Tampaknya pasangan pengantin baru “Zaeni dan Mutasingah” dari Pesantren kesugihan ibaratnya adalah tanaman dua tokoh besar (Syeh KH. Badawi Hanafi dan KH. Ilyas Suhardja) untuk menggelar dakwah beliau berdua dan menancapkan bibit pesantren sebagai basis perjuangannya. Dengan ijin dan rahmat Allah kepulangan didampingi dan diikuti oleh beberapa teman-temannya dari pesantren menyertai tinggal di Pesawahan untuk melanjutkan belajar mengaji kepada KH. Zaeni Ilyas. Maka segeralah dirintis bersama teman-teman yang telah menjadi santrinya dengan dukungan dorongan dari KH. Ilyas Suharja mulailah dibangun sarana pondok pesantren. Momentum inilah selanjutnya kami peringati sebagai Millad Hauliyah berdirinya ponpes Miftahul Huda yang peringatannya dibarengkan dengan haul KH. Ilyas Suharja.
Di tengah-tengah masyarakat yang masih sangat kurang pengetahuan dan kesadaran keberagamannya, (masih abangan) sebagian masyarakat terbiasa dengan ke gemaran nanggap ebeg, lengger, tayub yang diramekan dengan judi.
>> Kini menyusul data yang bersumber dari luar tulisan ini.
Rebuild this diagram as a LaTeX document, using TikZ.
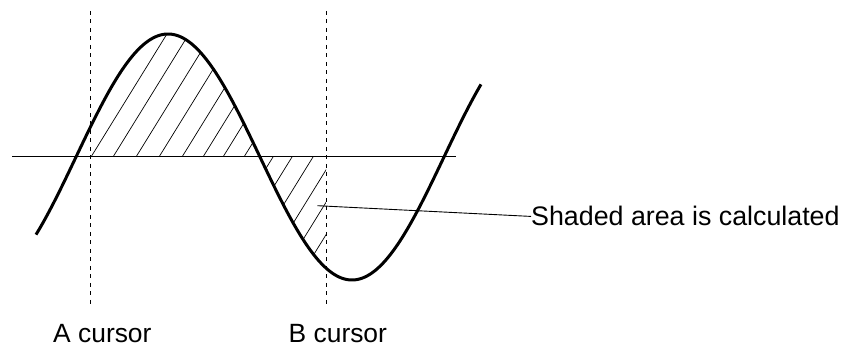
\documentclass[tikz,border=0pt]{standalone}
\usepackage{fontspec}
\setmainfont{Liberation Sans}
\begin{document}
\begin{tikzpicture}[x=1pt,y=-1pt,
  curve/.style={line width=3pt, line join=round},
  axisline/.style={line width=1pt},
  cursorline/.style={line width=0.9pt, dash pattern=on 4pt off 4.5pt},
  hatchline/.style={line width=0.7pt},
  leader/.style={line width=0.9pt},
  lab/.style={font=\fontsize{26.4}{30}\selectfont, inner sep=0pt},
  biglab/.style={font=\fontsize{26.8}{30}\selectfont, inner sep=0pt}]
\useasboundingbox (0,0) rectangle (855,347);
% hatching
\begin{scope}
  \clip (90,157) -- plot[domain=90:326,samples=150] ({\x},{157-123*sin((\x-76)/184*180)}) -- (326,157) -- cycle;
  \foreach \a in {91,113,136,159,182,203,223,244,273,292,313,334,354,374}
    \draw[hatchline] ({\a-130},{157+130*1.62}) -- ({\a+130},{157-130*1.62});
\end{scope}
% axis
\coordinate (axl) at (12,157);
\coordinate (axr) at (456,157);
\draw[axisline] (axl) -- (axr);
% cursors
\coordinate (Atop) at (90,11);
\coordinate (Abot) at (90,304);
\coordinate (Btop) at (326,11);
\coordinate (Bbot) at (326,304);
\draw[cursorline] (Atop) -- (Abot);
\draw[cursorline] (Btop) -- (Bbot);
% curve
\draw[curve] plot[domain=36:481,samples=300] ({\x},{157-123*sin((\x-76)/184*180)});
% labels
\node[lab, anchor=base west] (alab) at (53,342.5) {A cursor};
\node[lab, anchor=base west] (blab) at (288.5,342.5) {B cursor};
\node[biglab, anchor=base west] (shaded) at (531,226) {Shaded area is calculated};
\coordinate (lead) at (317.5,205.7);
\draw[leader] (lead) -- (shaded.west);
\end{tikzpicture}
\end{document}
Adat ke jawen baik dalam hajatan, mengelola pertanian masih kental. Sementara sebagian masyarakat lain sifat keberagamaanya bercorak islam priyayi dengan sifat yang pragmatis, lemah sikap perjuanganya, apriori, apatis terhadap pesantren. Pengasuh pesantren tersebut mengajak anak-anak kampung putra dan putri untuk ngaji bersama santri mukim. Hingga ambat laun ada sekitar 35 anak kampung yang menyatu dengan para santri mukim yang baru sebanyak 15 santri. Sementara anak putri warga sekitar yang ikut ngaji di Pesantren jumlahnya lebih banyak yaitu mencapai 50-an, dibawah asuhan Ny.Hj.Muttasingah. Pada saat itu beliau sebagai perintis pengajian santri warga sekitar (santri kalong) dan dikembangkan dalam muslimat senin manisan, keliling muslimat se- kecamatan, kegiatan pengajian antar mushola se-kecamatan rawalo dan sesekali mengenalkan toriqoh. Hal ini membuktikan keberadaan tokoh-tokoh pesantren ini mempunyai andil yang cukup besar dalam sosialisasi dakwah dan pengembangan masyarakat, berupa pengembangan majlis ta’lim, organisasi sosial keagamaan seperti NU, fatayat, muslimat dan lembaga pendidikan yaitu dengan berdirinya TK Diponegoro yang mendapat perlawanan dari beberapa tokoh masyarakat desa sebagai imbas saingan idiologi (NU-PNI) atau islam santri priyayi, karena sebagian mereka beraliran PNI yang sedang gencar-gencarnya berkampanye. Tapi akhirnya TK tersebut dapat berdiri walaupun Ny. Hj. Muttasingah harus beberapa kali menghadap ke kabupaten.[1] Dan terus berkembang hingga tingkat perguruan tinggi. Adapun nama lembaga pendidikan formalnya yaitu:
a.       PAUD Roudlotus Sholihah
b.      TK Diponegoro 64
c.       MI Ma’arif NU Pesawahan
d.      MTs (SMP Berciri Khas Islam, Kurikulum Sisdiknas Terpadu Pesantren)
e.       MA Takhossus Miftahul Huda (SMA Berciri Khas Islam Berkurikulum Sisdiknas Terpadu Pesantren)
f.       SMK TEKOM MBM Rawalo (Tekhnik Komputer dan Jaringan)
g.      SMK Miftahul Huda
h.      Sekolah Tinggi Ilmu Al-Qur’an (STIQ) Miftahul Huda Rawalo.[2]


[1] Dokumentasi sejarah berdirinya PP. Miftahul Huda Pesawahan Rawalo. Dikutip dari profil PP miftahul huda tahun 2003. Dikutip tanggal 3 Januari 2016
[2] Wawancara dengan Ust. Mansyur Syaoqi, Lurah PP Miftahul Huda Putri pada tanggal 4 Maret 2016.